10. Delay or Cancellation
10.1 In the event that the buyer delays and/or cancels the production of any goods already ordered and acknowledged by us for forward delivery, with less than FOUR weeks notice given to us in writing, we reserve the right to invoice the buyer with 40% of the order value so affected by the lack of prescribed notice, for payment in accordance with our nominal terms, as per paragraph 3.2. Furthermore, the full cost of any raw materials, bought-in parts, work in progress specially incurred against buyer’s order(s), which are not consumed within THREE months from the first notification to us of the delay or cancellation will be invoiced and payable in accordance with our normal terms.
11.1 Our liability in respect of any defect in, or failure of goods supplied or in respect of any loss, injury or damage, directly or indirectly attributable thereto is limited: 11.2 To any such matter arising from such goods as supplied by us and which have been used solely in accordance with the recommendations as stated in our catalogues or other brochures or otherwise as specifically approved by us in writing and furthermore is limited: 11.3 To the replacement or repair of such goods on return promptly to our works (unless otherwise arranged by us) and is in any event subject to the failure and defects appearing therein under proper use and arising solely from faulty design, materials or workmanship within a period of SIX calendar months after the original goods shall have been first delivered or such shorter periods as may be specified at the termination of which all liability ceases.

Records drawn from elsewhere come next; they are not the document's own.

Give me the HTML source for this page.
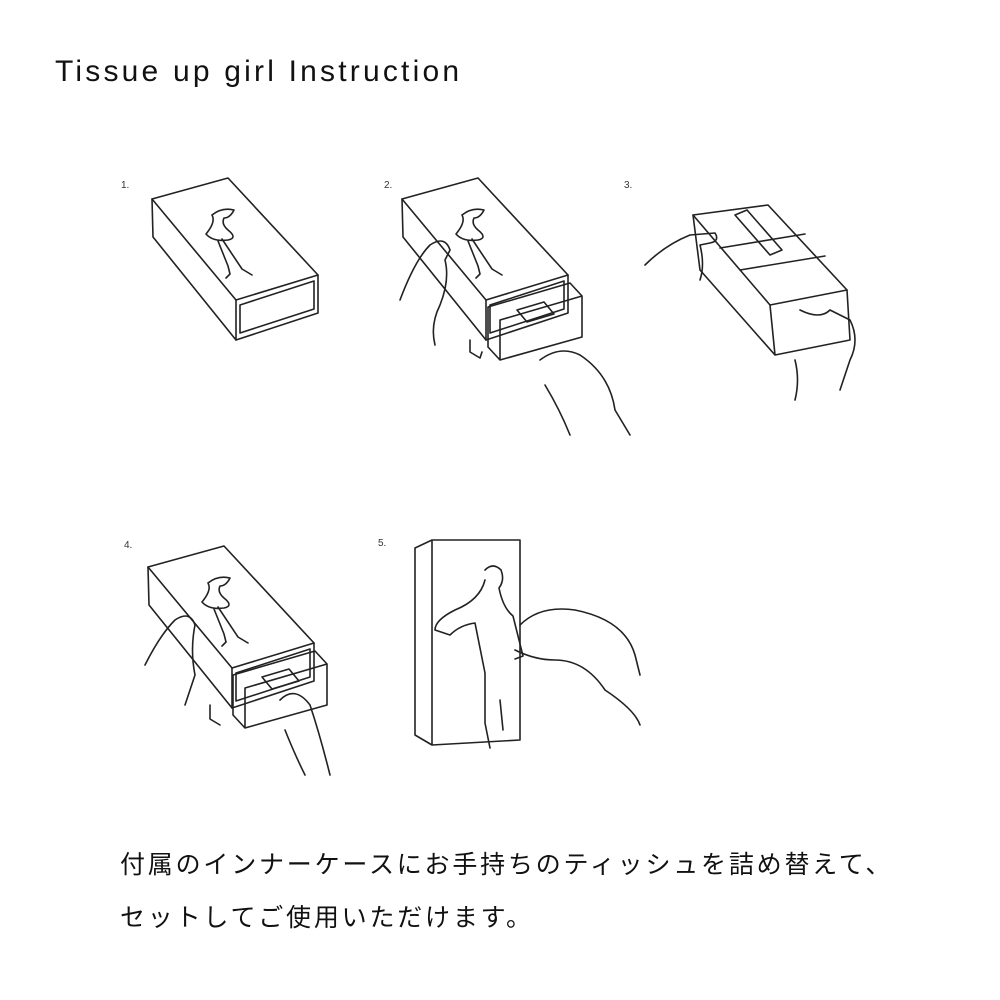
<!DOCTYPE html>
<html><head><meta charset="utf-8"><style>
body{margin:0;background:#fff;width:1000px;height:1000px;overflow:hidden;position:relative;font-family:"Liberation Sans","Noto Sans CJK JP",sans-serif}
.t{position:absolute;left:55px;top:55px;font-size:30px;color:#111;letter-spacing:3.2px}
.j{position:absolute;left:120px;font-size:25px;color:#111;font-family:"Noto Sans CJK JP",sans-serif;letter-spacing:2.8px}
svg{position:absolute;left:0;top:0}
</style></head><body>
<div class="t">Tissue up girl Instruction</div>
<svg width="1000" height="1000" fill="none" stroke="#222" stroke-width="1.6" stroke-linejoin="round" stroke-linecap="round">
<g font-family="Liberation Sans" font-size="10" fill="#333" stroke="none">
<text x="121" y="188">1.</text><text x="384" y="188">2.</text><text x="624" y="188">3.</text>
<text x="124" y="548">4.</text><text x="378" y="546">5.</text></g>
<defs><g id="box">
<path d="M0,0 L76,-21 L166,76 L84,101 Z"/>
<path d="M0,0 L1,38 L84,141 L84,101"/>
<path d="M84,141 L166,114 L166,76"/>
<path d="M88,106 L162,82 L162,110 L88,134 Z"/>
<path d="M60,16 q10,-8 22,-5 q-4,8 -10,8 q-3,6 4,12 q10,8 0,10 q-15,2 -22,-6 q10,-12 6,-19 M70,40 l20,30 l10,6 M66,42 l10,25 l2,8 l-4,4"/>
</g></defs>
<use href="#box" x="152" y="199"/>
<use href="#box" x="402" y="199"/>
<use href="#box" x="148" y="567"/>
<path d="M488,307 L570,283 L582,296 L582,337 L500,360 L488,347 Z M500,320 L582,296 M500,320 L500,360"/>
<path d="M517,310 l27,-8 l10,12 l-27,8 Z"/>
<path d="M470,340 l0,12 l10,6 l2,-6"/>
<path d="M233,675 L315,651 L327,664 L327,705 L245,728 L233,715 Z M245,688 L327,664 M245,688 L245,728"/>
<path d="M262,677 l27,-8 l10,12 l-27,8 Z"/>
<path d="M210,705 l0,14 l10,6"/>
<path d="M693,215 L768,205 L847,290 L770,305 Z"/>
<path d="M693,215 L700,270 L775,355 L770,305 M775,355 L850,340 L847,290"/>
<path d="M735,215 l12,-5 l35,40 l-12,5 Z"/>
<path d="M720,248 L805,234 M740,270 L825,256"/>
<path d="M415,548 L432,540 L520,540 L520,740 L432,745 L415,735 Z M432,540 L432,745"/>
<path d="M485,570 q8,-8 16,0 q4,10 -2,18 q4,20 14,28 l10,40 l-8,3 M485,580 q-5,20 -30,30 q-20,10 -20,20 l15,5 q10,-10 25,-12 l10,50 l0,50 l5,25 M500,700 l3,30"/>
<path d="M400,300 q15,-40 30,-55 q15,-10 20,5 l-5,10 q5,20 -5,45 q-10,20 -5,40"/>
<path d="M540,360 q20,-15 40,-5 q30,20 35,55 l15,25 M545,385 q15,25 25,50"/>
<path d="M645,265 q20,-20 45,-30 l25,-2 q5,8 -5,10 l-10,2 q5,20 0,35"/>
<path d="M800,310 q20,10 30,0 l20,10 q10,20 0,40 l-10,30 M795,360 q5,20 0,40"/>
<path d="M145,665 q15,-30 30,-45 q15,-10 20,5 q-5,25 0,50 l-10,30"/>
<path d="M280,700 q15,-15 30,5 q10,30 20,70 M285,730 q10,25 20,45"/>
<path d="M520,625 q20,-20 55,-15 q50,10 60,45 l5,20 M515,650 q20,10 40,10 q30,0 50,30 q30,20 35,35"/>
</svg>
<div class="j" style="top:845px">付属のインナーケースにお手持ちのティッシュを詰め替えて、</div>
<div class="j" style="top:898px">セットしてご使用いただけます。</div>
</body></html>
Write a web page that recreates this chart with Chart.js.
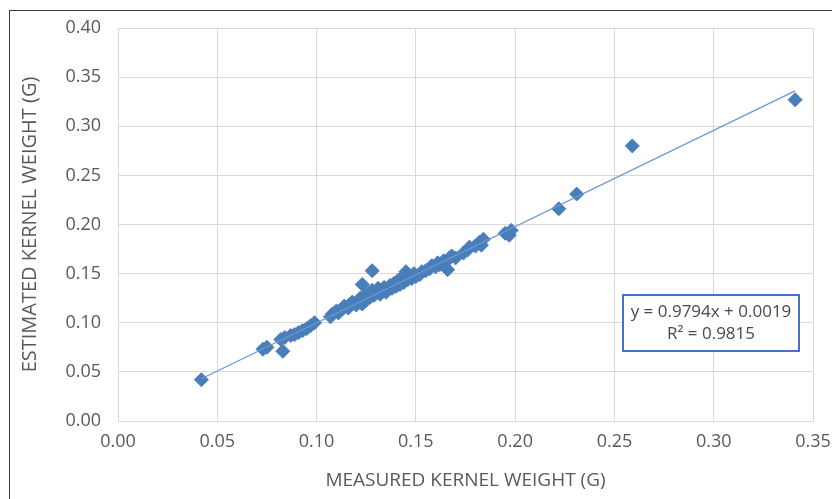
<!DOCTYPE html>
<html>
<head>
<meta charset="utf-8">
<title>Kernel weight</title>
<script src="https://cdn.jsdelivr.net/npm/chart.js@4.4.1/dist/chart.umd.min.js"></script>
<style>
  html, body { margin: 0; padding: 0; background: #fff; }
  #wrap { position: relative; width: 832px; height: 499px; overflow: hidden; }
  #frame { position: absolute; left: 9px; top: 10px; width: 900px; height: 600px;
           border-left: 1px solid #3a3a3a; border-top: 1px solid #3a3a3a; pointer-events: none; }
  canvas { position: absolute; left: 0; top: 0; }
</style>
</head>
<body>
<div id="wrap">
  <canvas id="chart" width="850" height="499"></canvas>
  <div id="frame"></div>
</div>
<script>
// measured vs estimated kernel weight (g)
const measuredKW = [
  0.042, 0.073, 0.075, 0.082, 0.083, 0.084, 0.087, 0.089, 0.091, 0.093,
  0.095, 0.097, 0.099, 0.107, 0.108, 0.110, 0.111, 0.113, 0.114, 0.116,
  0.117, 0.118, 0.120, 0.121, 0.122, 0.123, 0.123, 0.124, 0.125, 0.126,
  0.127, 0.128, 0.128, 0.129, 0.130, 0.131, 0.132, 0.133, 0.134, 0.135,
  0.136, 0.137, 0.138, 0.139, 0.140, 0.141, 0.142, 0.143, 0.144, 0.145,
  0.146, 0.147, 0.148, 0.149, 0.150, 0.152, 0.153, 0.155, 0.157, 0.158,
  0.160, 0.161, 0.162, 0.164, 0.165, 0.166, 0.167, 0.168, 0.170, 0.174,
  0.176, 0.177, 0.180, 0.182, 0.183, 0.184, 0.195, 0.197, 0.198, 0.222,
  0.231, 0.259, 0.341
];
const estimatedKW = [
  0.042, 0.073, 0.075, 0.083, 0.071, 0.085, 0.087, 0.088, 0.090, 0.092,
  0.094, 0.097, 0.100, 0.106, 0.109, 0.112, 0.110, 0.114, 0.117, 0.115,
  0.119, 0.121, 0.118, 0.122, 0.125, 0.139, 0.119, 0.127, 0.123, 0.130,
  0.126, 0.153, 0.133, 0.128, 0.131, 0.135, 0.129, 0.133, 0.136, 0.131,
  0.134, 0.138, 0.135, 0.140, 0.137, 0.143, 0.139, 0.146, 0.141, 0.152,
  0.144, 0.148, 0.145, 0.150, 0.147, 0.149, 0.152, 0.153, 0.155, 0.158,
  0.157, 0.161, 0.159, 0.163, 0.162, 0.154, 0.166, 0.168, 0.166, 0.171,
  0.174, 0.177, 0.178, 0.182, 0.179, 0.185, 0.191, 0.189, 0.194, 0.216,
  0.231, 0.280, 0.327
];

// linear trendline ends, y = 0.9794x + 0.0019
const trendX = [0.042, 0.341];
const trendY = [0.043, 0.336];
const equationLines = ['y = 0.9794x + 0.0019', 'R\u00b2 = 0.9815'];

const xMax = 0.35, yMax = 0.40, tickStep = 0.05;

const textColor = '#595959';
const gridColor = '#d9d9d9';
const fontFamily = '"Open Sans", "Noto Sans", sans-serif';

const points = measuredKW.map((x, i) => ({ x: x, y: estimatedKW[i] }));
const trend = trendX.map((x, i) => ({ x: x, y: trendY[i] }));

// text box with the regression equation
const equationBox = {
  id: 'equationBox',
  afterDraw(chart) {
    const ctx = chart.ctx;
    const left = 623, top = 295, w = 176, h = 56;
    ctx.save();
    ctx.fillStyle = '#fff';
    ctx.fillRect(left, top, w, h);
    ctx.strokeStyle = '#4472c4';
    ctx.lineWidth = 2;
    ctx.strokeRect(left, top, w, h);
    ctx.fillStyle = '#4a4a4a';
    ctx.font = '17px ' + fontFamily;
    ctx.textAlign = 'center';
    ctx.textBaseline = 'middle';
    ctx.fillText(equationLines[0], left + w / 2, top + 17);
    ctx.fillText(equationLines[1], left + w / 2, top + 39);
    ctx.restore();
  }
};

new Chart(document.getElementById('chart'), {
  type: 'scatter',
  data: {
    datasets: [
      {
        label: 'Linear',
        type: 'line',
        data: trend,
        borderColor: '#6a98d0',
        borderWidth: 1.25,
        pointRadius: 0,
        fill: false
      },
      {
        label: 'Kernel weight',
        data: points,
        pointStyle: 'rectRot',
        pointRadius: 7,
        pointHoverRadius: 7,
        backgroundColor: '#4a7ebb',
        borderColor: '#4a7ebb',
        borderWidth: 1
      }
    ]
  },
  options: {
    responsive: false,
    animation: false,
    devicePixelRatio: 1,
    layout: { padding: { top: 28, right: 37, bottom: 0, left: 0 } },
    plugins: {
      legend: { display: false },
      tooltip: { enabled: false }
    },
    scales: {
      x: {
        type: 'linear',
        min: 0,
        max: xMax,
        afterFit: s => { s.height = 78; },
        grid: { color: gridColor, drawTicks: false },
        border: { color: gridColor },
        ticks: {
          stepSize: tickStep,
          padding: 10,
          color: textColor,
          font: { family: fontFamily, size: 18 },
          callback: v => v.toFixed(2)
        },
        title: {
          display: true,
          text: 'MEASURED KERNEL WEIGHT (G)',
          color: textColor,
          font: { family: fontFamily, size: 19 },
          padding: { top: 0, bottom: 7 }
        }
      },
      y: {
        type: 'linear',
        min: 0,
        max: yMax,
        afterFit: s => { s.width = 118; },
        grid: { color: gridColor, drawTicks: false },
        border: { color: gridColor },
        ticks: {
          stepSize: tickStep,
          padding: 17,
          color: textColor,
          font: { family: fontFamily, size: 18 },
          callback: v => v.toFixed(2)
        },
        title: {
          display: true,
          text: 'ESTIMATED KERNEL WEIGHT (G)',
          color: textColor,
          font: { family: fontFamily, size: 20 },
          padding: { top: 18, bottom: 0 }
        }
      }
    }
  },
  plugins: [equationBox]
});
</script>
</body>
</html>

Our liability under this clause shall be in lieu of all liability otherwise arising from any warranty or condition, whether expressed or implied by statute or at common law or otherwise howsoever as to the quality or the fitness for any particular purpose of such goods.
11.4 Save as herein provided we shall be under no liability in contract tort or otherwise for any injury, loss or damage or whatsoever kind or howsoever caused or for anything done or omitted in connection with the goods or any work in connection therewith or any defect inherent, latent or otherwise, which may exist or subsequently develop and notwithstanding that the same may be due to negligence on the part of ourselves our employees, servants or agents.
11.5 The buyer shall indemnify us against all actions, claims or demands by third parties in tort or otherwise arising directly or indirectly in connection with the use, functioning, condition or state of the goods supplied by us.
12.1 Notification of non delivery of any consignment of goods must be made to us by the buyer, its servants or agents in writing within TEN days from receipt of goods.
12.2 - The buyer is advised to inspect goods immediately upon arrival. Any claim for a failure of the goods to be in accordance with the contract which ought to be revealed by a reasonably diligent examination must be notified to us in writing within THREE days of receipt of such goods. If no such notice is received within THREE days the goods will be deemed to be in all respect in accordance with the contract and the buyer will be bound to accept and pay for them.